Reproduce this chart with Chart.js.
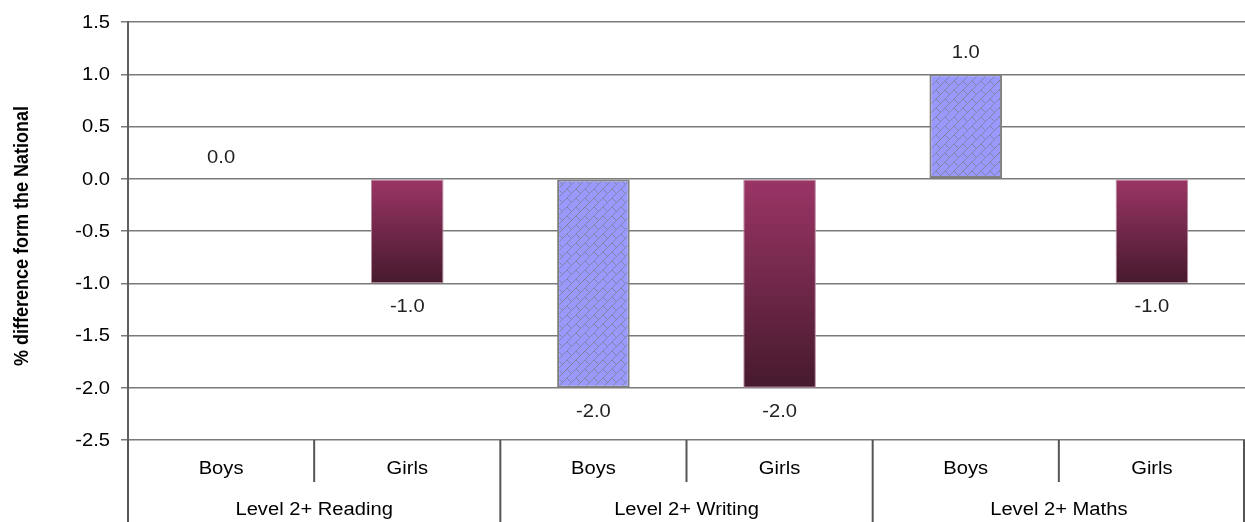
<!DOCTYPE html>
<html>
<head>
<meta charset="utf-8">
<script src="https://cdn.jsdelivr.net/npm/chart.js@4"></script>
<style>
  body { margin: 0; background: #fff; }
  #wrap { width: 1245px; height: 522px; }
</style>
</head>
<body>
<div id="wrap"><canvas id="myChart" width="1245" height="522"></canvas></div>
<script>
// data
const groups = ['Level 2+ Reading', 'Level 2+ Writing', 'Level 2+ Maths'];
const genders = ['Boys', 'Girls'];
const values = [0.0, -1.0, -2.0, -2.0, 1.0, -1.0];
const yMin = -2.5, yMax = 1.5, yStep = 0.5;
const yTitle = '% difference form the National';

const labels = [];
groups.forEach(g => genders.forEach(s => labels.push(s)));

const FONT = '"Liberation Sans", Arial, sans-serif';
const STRETCH = 1.12;

// hatched brick pattern for the boys bars
function makePattern() {
    let tile = document.createElement('canvas');
    tile.width = 9; tile.height = 9;
    let t = tile.getContext('2d');
    t.fillStyle = '#9999ff';
    t.fillRect(0, 0, 9, 9);
    t.strokeStyle = '#8484a8';
    t.lineWidth = 1;
    t.beginPath();
    t.moveTo(-1, 10); t.lineTo(10, -1);
    t.moveTo(0, 0); t.lineTo(4.5, 4.5);
    t.stroke();
    return t.createPattern(tile, 'repeat');
}
const boyPattern = makePattern();

function girlFill(c) {
    let ys = c.chart.scales.y;
    if (!ys || !c.chart.chartArea) return '#7a2a52';
    let y0 = ys.getPixelForValue(0);
    let y1 = ys.getPixelForValue(c.raw);
    if (Math.abs(y1 - y0) < 1) return '#9b3566';
    let g = c.chart.ctx.createLinearGradient(0, Math.min(y0, y1), 0, Math.max(y0, y1));
    g.addColorStop(0, '#9b3566');
    g.addColorStop(1, '#461a2d');
    return g;
}

function drawText(ctx, text, x, y) {
    ctx.save();
    ctx.translate(x, y);
    ctx.scale(STRETCH, 1);
    ctx.fillText(text, 0, 0);
    ctx.restore();
}

const extras = {
    id: 'extras',
    afterDatasetsDraw(chart) {
        let ctx = chart.ctx;
        let meta = chart.getDatasetMeta(0);
        ctx.save();
        ctx.font = '18px ' + FONT;
        ctx.fillStyle = '#222';
        ctx.textAlign = 'center';
        ctx.textBaseline = 'middle';
        meta.data.forEach((bar, i) => {
            let v = values[i];
            let y = v >= 0 ? bar.y - 21 : bar.y + 24;
            drawText(ctx, v.toFixed(1), bar.x, y);
        });
        ctx.restore();
    },
    afterDraw(chart) {
        let ctx = chart.ctx;
        let a = chart.chartArea;
        let x = chart.scales.x;
        let y = chart.scales.y;
        let n = labels.length;
        let w = (a.right - a.left) / n;
        ctx.save();
        ctx.strokeStyle = '#555';
        ctx.lineWidth = 2;
        for (let k = 0; k <= n; k++) {
            let xp = Math.min(a.left + k * w, chart.width - 1);
            let long = k % genders.length === 0;
            ctx.beginPath();
            ctx.moveTo(xp, a.bottom);
            ctx.lineTo(xp, long ? chart.height : a.bottom + 42);
            ctx.stroke();
        }
        ctx.font = '18px ' + FONT;
        ctx.fillStyle = '#000';
        ctx.textBaseline = 'middle';
        // y tick labels
        ctx.textAlign = 'right';
        y.ticks.forEach(t => {
            drawText(ctx, t.value.toFixed(1), 110, y.getPixelForValue(t.value) + 1);
        });
        ctx.textAlign = 'center';
        labels.forEach((lab, i) => {
            drawText(ctx, lab, x.getPixelForValue(i), a.bottom + 29);
        });
        groups.forEach((g, gi) => {
            let i0 = gi * genders.length;
            let cx = (x.getPixelForValue(i0) + x.getPixelForValue(i0 + genders.length - 1)) / 2;
            drawText(ctx, g, cx, a.bottom + 70);
        });
        // y axis title
        ctx.translate(22, (a.top + a.bottom) / 2 + 5);
        ctx.scale(1.15, 1);
        ctx.rotate(-Math.PI / 2);
        ctx.font = 'bold 18px ' + FONT;
        ctx.fillStyle = '#000';
        ctx.fillText(yTitle, 0, 0);
        ctx.restore();
    }
};

let myChart = document.getElementById('myChart').getContext('2d');

let schoolChart = new Chart(myChart, {
    type: 'bar',
    data: {
        labels: labels,
        datasets: [{
            data: values,
            backgroundColor: c => genders[c.dataIndex % 2] === 'Boys' ? boyPattern : girlFill(c),
            borderColor: c => genders[c.dataIndex % 2] === 'Boys' ? '#808080' : '#b88aa0',
            borderWidth: c => genders[c.dataIndex % 2] === 'Boys' ? 2 : 1,
            borderSkipped: false,
            barPercentage: 0.39,
            categoryPercentage: 1
        }]
    },
    options: {
        responsive: false,
        animation: false,
        devicePixelRatio: 1,
        layout: { padding: { top: 22, bottom: 82, left: 0, right: 0 } },
        plugins: {
            legend: { display: false },
            tooltip: { enabled: false }
        },
        scales: {
            x: { display: false },
            y: {
                min: yMin,
                max: yMax,
                afterFit: s => { s.width = 128; },
                ticks: {
                    stepSize: yStep,
                    color: 'rgba(0,0,0,0)',
                    font: { size: 18, family: FONT },
                    padding: 10
                },
                grid: { color: '#7a7a7a', lineWidth: 1.5, tickLength: 7 },
                border: { color: '#606060', width: 2 }
            }
        }
    },
    plugins: [extras]
});
</script>
</body>
</html>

§ STATED PROBLEM
Transcribe the listing above verbatim. Omit the pictures.

§ EXERCISE SOLUTION
Reproduce this chart with Chart.js.
<!DOCTYPE html>
<html>
<head>
<meta charset="utf-8">
<script src="https://cdn.jsdelivr.net/npm/chart.js@4"></script>
<style>
  body { margin: 0; background: #fff; }
  #wrap { width: 1245px; height: 522px; }
</style>
</head>
<body>
<div id="wrap"><canvas id="myChart" width="1245" height="522"></canvas></div>
<script>
// data
const groups = ['Level 2+ Reading', 'Level 2+ Writing', 'Level 2+ Maths'];
const genders = ['Boys', 'Girls'];
const values = [0.0, -1.0, -2.0, -2.0, 1.0, -1.0];
const yMin = -2.5, yMax = 1.5, yStep = 0.5;
const yTitle = '% difference form the National';

const labels = [];
groups.forEach(g => genders.forEach(s => labels.push(s)));

const FONT = '"Liberation Sans", Arial, sans-serif';
const STRETCH = 1.12;

// hatched brick pattern for the boys bars
function makePattern() {
    let tile = document.createElement('canvas');
    tile.width = 9; tile.height = 9;
    let t = tile.getContext('2d');
    t.fillStyle = '#9999ff';
    t.fillRect(0, 0, 9, 9);
    t.strokeStyle = '#8484a8';
    t.lineWidth = 1;
    t.beginPath();
    t.moveTo(-1, 10); t.lineTo(10, -1);
    t.moveTo(0, 0); t.lineTo(4.5, 4.5);
    t.stroke();
    return t.createPattern(tile, 'repeat');
}
const boyPattern = makePattern();

function girlFill(c) {
    let ys = c.chart.scales.y;
    if (!ys || !c.chart.chartArea) return '#7a2a52';
    let y0 = ys.getPixelForValue(0);
    let y1 = ys.getPixelForValue(c.raw);
    if (Math.abs(y1 - y0) < 1) return '#9b3566';
    let g = c.chart.ctx.createLinearGradient(0, Math.min(y0, y1), 0, Math.max(y0, y1));
    g.addColorStop(0, '#9b3566');
    g.addColorStop(1, '#461a2d');
    return g;
}

function drawText(ctx, text, x, y) {
    ctx.save();
    ctx.translate(x, y);
    ctx.scale(STRETCH, 1);
    ctx.fillText(text, 0, 0);
    ctx.restore();
}

const extras = {
    id: 'extras',
    afterDatasetsDraw(chart) {
        let ctx = chart.ctx;
        let meta = chart.getDatasetMeta(0);
        ctx.save();
        ctx.font = '18px ' + FONT;
        ctx.fillStyle = '#222';
        ctx.textAlign = 'center';
        ctx.textBaseline = 'middle';
        meta.data.forEach((bar, i) => {
            let v = values[i];
            let y = v >= 0 ? bar.y - 21 : bar.y + 24;
            drawText(ctx, v.toFixed(1), bar.x, y);
        });
        ctx.restore();
    },
    afterDraw(chart) {
        let ctx = chart.ctx;
        let a = chart.chartArea;
        let x = chart.scales.x;
        let y = chart.scales.y;
        let n = labels.length;
        let w = (a.right - a.left) / n;
        ctx.save();
        ctx.strokeStyle = '#555';
        ctx.lineWidth = 2;
        for (let k = 0; k <= n; k++) {
            let xp = Math.min(a.left + k * w, chart.width - 1);
            let long = k % genders.length === 0;
            ctx.beginPath();
            ctx.moveTo(xp, a.bottom);
            ctx.lineTo(xp, long ? chart.height : a.bottom + 42);
            ctx.stroke();
        }
        ctx.font = '18px ' + FONT;
        ctx.fillStyle = '#000';
        ctx.textBaseline = 'middle';
        // y tick labels
        ctx.textAlign = 'right';
        y.ticks.forEach(t => {
            drawText(ctx, t.value.toFixed(1), 110, y.getPixelForValue(t.value) + 1);
        });
        ctx.textAlign = 'center';
        labels.forEach((lab, i) => {
            drawText(ctx, lab, x.getPixelForValue(i), a.bottom + 29);
        });
        groups.forEach((g, gi) => {
            let i0 = gi * genders.length;
            let cx = (x.getPixelForValue(i0) + x.getPixelForValue(i0 + genders.length - 1)) / 2;
            drawText(ctx, g, cx, a.bottom + 70);
        });
        // y axis title
        ctx.translate(22, (a.top + a.bottom) / 2 + 5);
        ctx.scale(1.15, 1);
        ctx.rotate(-Math.PI / 2);
        ctx.font = 'bold 18px ' + FONT;
        ctx.fillStyle = '#000';
        ctx.fillText(yTitle, 0, 0);
        ctx.restore();
    }
};

let myChart = document.getElementById('myChart').getContext('2d');

let schoolChart = new Chart(myChart, {
    type: 'bar',
    data: {
        labels: labels,
        datasets: [{
            data: values,
            backgroundColor: c => genders[c.dataIndex % 2] === 'Boys' ? boyPattern : girlFill(c),
            borderColor: c => genders[c.dataIndex % 2] === 'Boys' ? '#808080' : '#b88aa0',
            borderWidth: c => genders[c.dataIndex % 2] === 'Boys' ? 2 : 1,
            borderSkipped: false,
            barPercentage: 0.39,
            categoryPercentage: 1
        }]
    },
    options: {
        responsive: false,
        animation: false,
        devicePixelRatio: 1,
        layout: { padding: { top: 22, bottom: 82, left: 0, right: 0 } },
        plugins: {
            legend: { display: false },
            tooltip: { enabled: false }
        },
        scales: {
            x: { display: false },
            y: {
                min: yMin,
                max: yMax,
                afterFit: s => { s.width = 128; },
                ticks: {
                    stepSize: yStep,
                    color: 'rgba(0,0,0,0)',
                    font: { size: 18, family: FONT },
                    padding: 10
                },
                grid: { color: '#7a7a7a', lineWidth: 1.5, tickLength: 7 },
                border: { color: '#606060', width: 2 }
            }
        }
    },
    plugins: [extras]
});
</script>
</body>
</html>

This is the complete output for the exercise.